* Begin *
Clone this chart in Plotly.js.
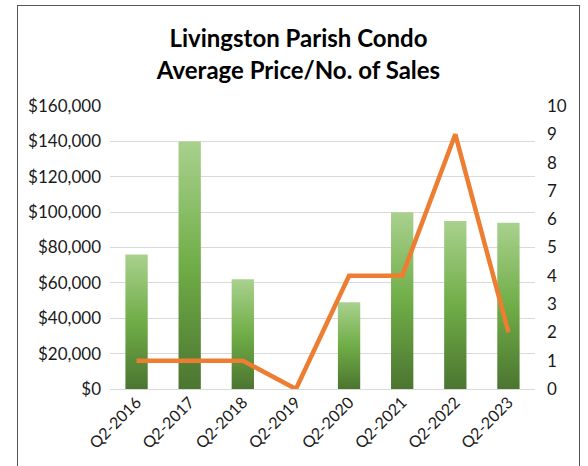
<!DOCTYPE html>
<html>
<head>
<meta charset="utf-8">
<script src="https://cdn.plot.ly/plotly-3.0.1.min.js"></script>
<style>
html,body{margin:0;padding:0;background:#fff;width:588px;height:466px;overflow:hidden;}
#frame{position:absolute;left:17px;top:5px;width:561px;height:475px;border:1px solid #555;box-sizing:content-box;overflow:hidden;}
#chart{width:561px;height:475px;}
</style>
</head>
<body>
<div id="frame"><div id="chart"></div></div>
<script>
const categories = ["Q2-2016","Q2-2017","Q2-2018","Q2-2019","Q2-2020","Q2-2021","Q2-2022","Q2-2023"];
const averagePrice = [76000, 140000, 62000, 0, 49000, 100000, 95000, 94000];
const numberOfSales = [1, 1, 1, 0, 4, 4, 9, 2];
const priceTickValues = [0,20000,40000,60000,80000,100000,120000,140000,160000];
const priceTickLabels = ["$0","$20,000","$40,000","$60,000","$80,000","$100,000","$120,000","$140,000","$160,000"];
const salesTickValues = [0,1,2,3,4,5,6,7,8,9,10];

const font = "Lato, 'Open Sans', 'Liberation Sans', sans-serif";

const traces = [
  {
    type: "bar",
    x: categories,
    y: averagePrice,
    name: "Average Price",
    marker: {color: "#70ad47", line: {width: 0}},
    width: 0.42,
    yaxis: "y",
    hoverinfo: "x+y"
  },
  {
    type: "scatter",
    mode: "lines",
    x: categories,
    y: numberOfSales,
    name: "No. of Sales",
    line: {color: "#ed7d31", width: 4.5},
    yaxis: "y2"
  }
];

const layout = {
  width: 561,
  height: 475,
  margin: {l: 92, r: 44, t: 100, b: 92},
  paper_bgcolor: "#fff",
  plot_bgcolor: "#fff",
  showlegend: false,
  title: {
    text: "<b>Livingston Parish Condo<br>Average Price/No. of Sales</b>",
    font: {family: font, size: 24, color: "#000"},
    x: 0.5, xanchor: "center",
    yref: "container",
    y: 0.913, yanchor: "top"
  },
  font: {family: font, size: 16, color: "#1a1a1a"},
  xaxis: {
    type: "category",
    tickangle: -45,
    showgrid: false,
    zeroline: false,
    showline: false,
    ticks: "",
    tickfont: {family: font, size: 16, color: "#1a1a1a"}
  },
  yaxis: {
    range: [0, 160000],
    tickvals: priceTickValues,
    ticktext: priceTickLabels,
    showgrid: true,
    gridcolor: "#d9d9d9",
    gridwidth: 1,
    zeroline: true,
    zerolinecolor: "#d9d9d9",
    showline: false,
    ticks: "",
    ticklabelstandoff: 8,
    tickfont: {family: font, size: 17, color: "#1a1a1a"}
  },
  yaxis2: {
    range: [0, 10],
    tickvals: salesTickValues,
    overlaying: "y",
    side: "right",
    showgrid: false,
    zeroline: false,
    showline: false,
    ticks: "",
    ticklabelstandoff: 11,
    tickfont: {family: font, size: 17, color: "#1a1a1a"}
  },
  bargap: 0.58
};

Plotly.newPlot("chart", traces, layout, {displayModeBar: false, staticPlot: true}).then(function(gd){
  const svg = gd.querySelector("svg.main-svg");
  const ns = "http://www.w3.org/2000/svg";
  let defs = svg.querySelector("defs");
  if (!defs) { defs = document.createElementNS(ns, "defs"); svg.insertBefore(defs, svg.firstChild); }
  const grad = document.createElementNS(ns, "linearGradient");
  grad.setAttribute("id", "barGrad");
  grad.setAttribute("x1", "0"); grad.setAttribute("y1", "0");
  grad.setAttribute("x2", "0"); grad.setAttribute("y2", "1");
  [["0%","#a9d18e"],["50%","#70ad47"],["100%","#4b7530"]].forEach(function(s){
    const st = document.createElementNS(ns, "stop");
    st.setAttribute("offset", s[0]);
    st.setAttribute("stop-color", s[1]);
    grad.appendChild(st);
  });
  defs.appendChild(grad);
  gd.querySelectorAll(".barlayer .point path").forEach(function(p){
    p.style.fill = "url(#barGrad)";
  });
});
</script>
</body>
</html>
* End *
Problem statement -> Reproduce each line exactly as it appears, omitting the pictures.

Solved problem ->
Clone this chart in Plotly.js.
<!DOCTYPE html>
<html>
<head>
<meta charset="utf-8">
<script src="https://cdn.plot.ly/plotly-3.0.1.min.js"></script>
<style>
html,body{margin:0;padding:0;background:#fff;width:588px;height:466px;overflow:hidden;}
#frame{position:absolute;left:17px;top:5px;width:561px;height:475px;border:1px solid #555;box-sizing:content-box;overflow:hidden;}
#chart{width:561px;height:475px;}
</style>
</head>
<body>
<div id="frame"><div id="chart"></div></div>
<script>
const categories = ["Q2-2016","Q2-2017","Q2-2018","Q2-2019","Q2-2020","Q2-2021","Q2-2022","Q2-2023"];
const averagePrice = [76000, 140000, 62000, 0, 49000, 100000, 95000, 94000];
const numberOfSales = [1, 1, 1, 0, 4, 4, 9, 2];
const priceTickValues = [0,20000,40000,60000,80000,100000,120000,140000,160000];
const priceTickLabels = ["$0","$20,000","$40,000","$60,000","$80,000","$100,000","$120,000","$140,000","$160,000"];
const salesTickValues = [0,1,2,3,4,5,6,7,8,9,10];

const font = "Lato, 'Open Sans', 'Liberation Sans', sans-serif";

const traces = [
  {
    type: "bar",
    x: categories,
    y: averagePrice,
    name: "Average Price",
    marker: {color: "#70ad47", line: {width: 0}},
    width: 0.42,
    yaxis: "y",
    hoverinfo: "x+y"
  },
  {
    type: "scatter",
    mode: "lines",
    x: categories,
    y: numberOfSales,
    name: "No. of Sales",
    line: {color: "#ed7d31", width: 4.5},
    yaxis: "y2"
  }
];

const layout = {
  width: 561,
  height: 475,
  margin: {l: 92, r: 44, t: 100, b: 92},
  paper_bgcolor: "#fff",
  plot_bgcolor: "#fff",
  showlegend: false,
  title: {
    text: "<b>Livingston Parish Condo<br>Average Price/No. of Sales</b>",
    font: {family: font, size: 24, color: "#000"},
    x: 0.5, xanchor: "center",
    yref: "container",
    y: 0.913, yanchor: "top"
  },
  font: {family: font, size: 16, color: "#1a1a1a"},
  xaxis: {
    type: "category",
    tickangle: -45,
    showgrid: false,
    zeroline: false,
    showline: false,
    ticks: "",
    tickfont: {family: font, size: 16, color: "#1a1a1a"}
  },
  yaxis: {
    range: [0, 160000],
    tickvals: priceTickValues,
    ticktext: priceTickLabels,
    showgrid: true,
    gridcolor: "#d9d9d9",
    gridwidth: 1,
    zeroline: true,
    zerolinecolor: "#d9d9d9",
    showline: false,
    ticks: "",
    ticklabelstandoff: 8,
    tickfont: {family: font, size: 17, color: "#1a1a1a"}
  },
  yaxis2: {
    range: [0, 10],
    tickvals: salesTickValues,
    overlaying: "y",
    side: "right",
    showgrid: false,
    zeroline: false,
    showline: false,
    ticks: "",
    ticklabelstandoff: 11,
    tickfont: {family: font, size: 17, color: "#1a1a1a"}
  },
  bargap: 0.58
};

Plotly.newPlot("chart", traces, layout, {displayModeBar: false, staticPlot: true}).then(function(gd){
  const svg = gd.querySelector("svg.main-svg");
  const ns = "http://www.w3.org/2000/svg";
  let defs = svg.querySelector("defs");
  if (!defs) { defs = document.createElementNS(ns, "defs"); svg.insertBefore(defs, svg.firstChild); }
  const grad = document.createElementNS(ns, "linearGradient");
  grad.setAttribute("id", "barGrad");
  grad.setAttribute("x1", "0"); grad.setAttribute("y1", "0");
  grad.setAttribute("x2", "0"); grad.setAttribute("y2", "1");
  [["0%","#a9d18e"],["50%","#70ad47"],["100%","#4b7530"]].forEach(function(s){
    const st = document.createElementNS(ns, "stop");
    st.setAttribute("offset", s[0]);
    st.setAttribute("stop-color", s[1]);
    grad.appendChild(st);
  });
  defs.appendChild(grad);
  gd.querySelectorAll(".barlayer .point path").forEach(function(p){
    p.style.fill = "url(#barGrad)";
  });
});
</script>
</body>
</html>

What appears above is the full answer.